Pour mon propre compte, je pense que c’est le moment de jouer le tout pour le tout, de créer et d’affirmer ses valeurs, de dominer l’événement. C’est pourquoi je ne veux négliger aucune occasion de mieux faire la guerre (dans le sens que vous avez compris, mon Zou. La guerre est tellement haïssable) par rapport aux qualités de l’homme. J’en arrive à une décision dont je dois vous parler : je suis volontaire pour un groupe franc (groupe chargé de reconnaissance, patrouilles, coups de main) (le danger étant accentué, on procède avec des “volontaires”). Le risque encouru est donc plus grand. Pourquoi je fais cela ? J’adore la vie et l’estime d’un prix extrême, mais ce n’est pas en jouant petit qu’on gagne, alors je mise quitte ou double.
Je réponds maintenant à deux questions que vous pourriez me poser : cette attitude est-elle héroïque ? Bien peu puisque je désire gagner. Pourquoi dois-je vous en parler, à vous ? Parce que je ne veux pas, s’il m’arrive malheur, que vous puissiez, mon Zou, croire à votre responsabilité. Vous êtes responsable ? Oui, de beaucoup de joies et d’enseignements.
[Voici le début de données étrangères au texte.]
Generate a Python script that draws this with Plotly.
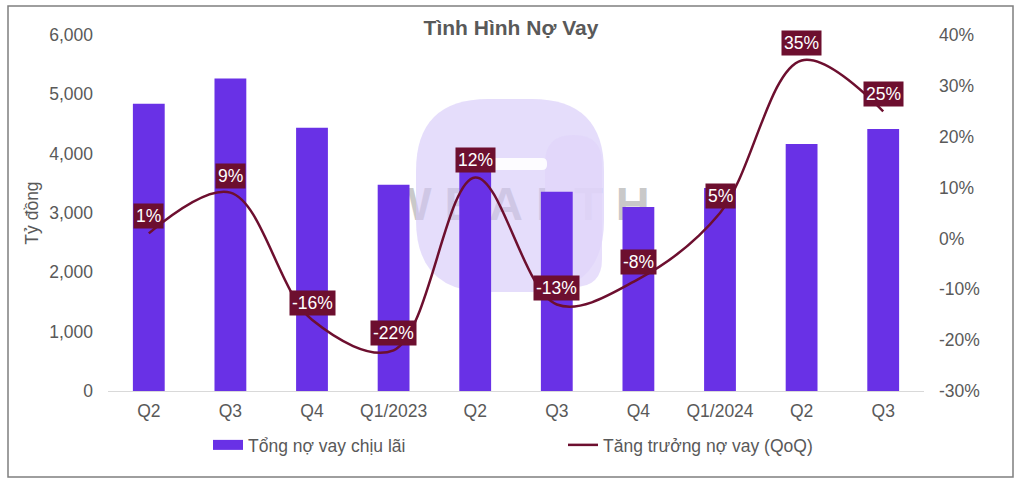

Quoiqu’il puisse m’arriver, pensez que je n’aurai jamais dit “à cause de vous”, mais “grâce à vous”. Je vous parle de ceci aussi parce que j’aime tout vous dire. Pourquoi ? Je préfère répondre à mes deux premières questions.
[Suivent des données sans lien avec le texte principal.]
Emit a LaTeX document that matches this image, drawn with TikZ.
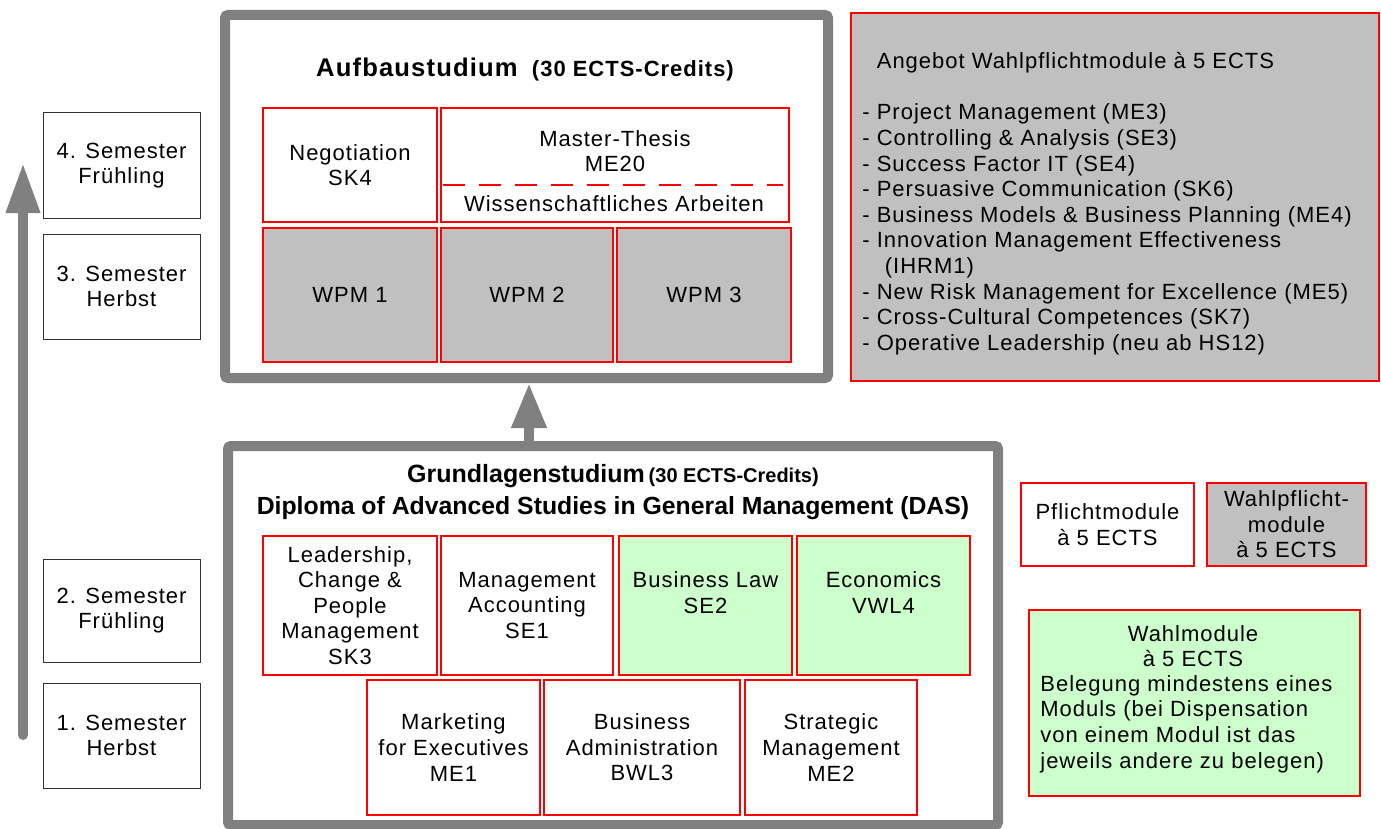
\documentclass[tikz,border=0pt]{standalone}
\usepackage{fontspec}
\setmainfont{Liberation Sans}[LetterSpace=4.5]
\newfontfamily\plainfont{Liberation Sans}
\usetikzlibrary{arrows.meta}
\definecolor{grayline}{HTML}{808080}
\definecolor{grayfill}{HTML}{C0C0C0}
\definecolor{greenfill}{HTML}{CCFFCC}
\definecolor{redline}{HTML}{FF0000}
\newcommand\mybox[7]{\node[#6, minimum width={(#4-#2)*0.5pt}, minimum height={(#5-#3)*0.5pt}] (#1) at ({(#2+#4)/2},{(#3+#5)/2}) {#7};}
\begin{document}
\begin{tikzpicture}[x=0.5pt,y=-0.5pt,font=\fontsize{11}{12.8}\selectfont,
  semb/.style={draw=black!80, line width=0.5pt, fill=white, align=center, inner sep=0pt},
  modw/.style={draw=redline, line width=1.25pt, fill=white, align=center, inner sep=0pt},
  modg/.style={modw, fill=grayfill},
  modgr/.style={modw, fill=greenfill},
  frame/.style={draw=grayline, line width=5pt, rounded corners=1.5pt, inner sep=0pt},
  txt/.style={align=center, inner sep=0pt},
  listtxt/.style={align=left, inner sep=0pt, anchor=north west},
  bigarrow/.style={draw=grayline, line width=5pt},
  dashline/.style={draw=redline, line width=1.25pt, dash pattern=on 11pt off 7pt}]
\path[use as bounding box, fill=white] (0,0) rectangle (1381,829);

% left time arrow
\coordinate (la0) at (23,735);
\coordinate (la1) at (23,163);
\draw[bigarrow, line cap=round, -{Triangle[width=16pt,length=25pt]}] (la0) -- (la1);

% semester boxes
\mybox{s4}{43}{113}{200}{218}{semb}{4. Semester\\Frühling}
\mybox{s3}{43}{234}{200}{339}{semb}{3. Semester\\Herbst}
\mybox{s2}{43}{559}{200}{662}{semb}{2. Semester\\Frühling}
\mybox{s1}{43}{683}{200}{788}{semb}{1. Semester\\Herbst}

% Aufbaustudium
\mybox{aufbau}{225}{15}{828}{378}{frame}{}
\node[txt] (atitle) at (525,70) {\fontsize{12.8}{14}\selectfont\bfseries Aufbaustudium\hspace{3pt} \fontsize{11}{13}\selectfont(30 ECTS-Credits)};
\mybox{neg}{263}{108}{437}{222}{modw}{Negotiation\\SK4}
\mybox{mt}{441}{108}{789}{222}{modw}{}
\node[txt] (mtt) at (615,151) {Master-Thesis\\ME20};
\node[txt] (wa) at (614,204) {Wissenschaftliches Arbeiten};
\coordinate (d1) at (443,185);
\coordinate (d2) at (783,185);
\draw[dashline] (d1) -- (d2);
\mybox{w1}{263}{228}{437}{362}{modg}{WPM 1}
\mybox{w2}{441}{228}{613}{362}{modg}{WPM 2}
\mybox{w3}{617}{228}{791}{362}{modg}{WPM 3}

% Wahlpflicht offer
\mybox{wpm}{851}{13}{1379}{381}{modg}{}
\node[listtxt] (wpml) at (862,52) {\hphantom{- }Angebot Wahlpflichtmodule à 5 ECTS\\[12.8pt]
- Project Management (ME3)\\
- Controlling \& Analysis (SE3)\\
- Success Factor IT (SE4)\\
- Persuasive Communication (SK6)\\
- Business Models \& Business Planning (ME4)\\
- Innovation Management Effectiveness\\
\hphantom{- }\hspace{4pt}(IHRM1)\\
- New Risk Management for Excellence (ME5)\\
- Cross-Cultural Competences (SK7)\\
- Operative Leadership (neu ab HS12)};

% Grundlagenstudium
\mybox{grund}{228}{446}{998}{825}{frame}{}
\node[txt, font=\plainfont\bfseries] (gtitle) at (613,476) {\fontsize{12.5}{15}\selectfont Grundlagenstudium\hspace{2pt}\fontsize{10}{12}\selectfont(30 ECTS-Credits)};
\node[txt, font=\plainfont\bfseries\fontsize{12.4}{15}\selectfont] (gdip) at (613,508) {Diploma of Advanced Studies in General Management (DAS)};
\mybox{lead}{263}{536}{437}{675}{modw}{Leadership,\\Change \&\\People\\Management\\SK3}
\mybox{macc}{441}{536}{613}{675}{modw}{Management\\Accounting\\SE1}
\mybox{blaw}{619}{536}{792}{675}{modgr}{Business Law\\SE2\\\mbox{}}
\mybox{econ}{797}{536}{970}{675}{modgr}{Economics\\VWL4\\\mbox{}}
\mybox{mkt}{367}{680}{540}{815}{modw}{Marketing\\for Executives\\ME1}
\mybox{badm}{544}{680}{740}{815}{modw}{Business\\Administration\\BWL3}
\mybox{strat}{745}{680}{917}{815}{modw}{Strategic\\Management\\ME2}

% arrow between the two studies
\coordinate (ax) at (529,0);
\draw[bigarrow, -{Triangle[width=16.5pt,length=22.5pt]}] (grund.north -| ax) -- (aufbau.south -| ax);

% legend
\mybox{lp}{1021}{483}{1194}{566}{modw}{Pflichtmodule\\à 5 ECTS}
\mybox{lwp}{1207}{483}{1366}{566}{modg}{Wahlpflicht-\\module\\à 5 ECTS}
\mybox{lw}{1029}{610}{1360}{796}{modgr}{}
\node[txt] (lwt) at (1193,646) {Wahlmodule\\à 5 ECTS};
\node[listtxt] (lwd) at (1040,675) {Belegung mindestens eines\\Moduls (bei Dispensation\\von einem Modul ist das\\jeweils andere zu belegen)};
\end{tikzpicture}
\end{document}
Mon Zou paresseux, voici bien des paroles en champs clos. Je vous parle de choses bien sévères ! Alors parlons entre nous et de nous seulement le long de cette feuille qui reste. Au diable le monde et ses embêtements, et sa toque de magistrat ! D’abord, Zou, je veux savoir à qui j’écris. Comment êtes-vous ? Quelle coiffure ? Quelle robe ? Arrêtez un moment votre lecture : faites un sourire, comme celui que j’aimais dès la première fois. Quel livre lisez-vous ? Vous me parlez de Polak. Un poème et tout est dit. On ne devrait plus lire que des poèmes… Mon Zou, je vous imagine, comme je vous préfère, avec du vert et de l’orangé par exemple et des cheveux retombant un peu au-dessus des épaules. Êtes-vous jolie ainsi ? Il ne faut pas le dire, vous le croiriez peut-être, mais ne me croiriez pas. Ce que vous êtes ? Le sais-je mieux que vous ? Ce que disait votre écriture, je vous le redirai, mais je m’aperçois que ce que je fais, c’est le portrait de cette petite fille que j’aimais. Et c’est si dangereux d’évoquer un portrait qui conduit à prononcer un tel verbe, et c’est si ennuyeux d’avoir à employer ce verbe imparfait qu’il vaut mieux, mon Zou, se taire.
François
P.S : cette lettre ne part qu’aujourd’hui 5 nov. Mouvement pour la première fois depuis deux mois, je revois des civils. Choses agréables, qu’une jolie fille rencontrée, que des fleurs aux fenêtres.
Nouvelle adresse : au lieu de 9e cie, mettez 2e cie (vous me répondrez aussi vite que mon impatience le souhaite ?).
Peut-être aurons-nous une permission sans trop, trop tarder.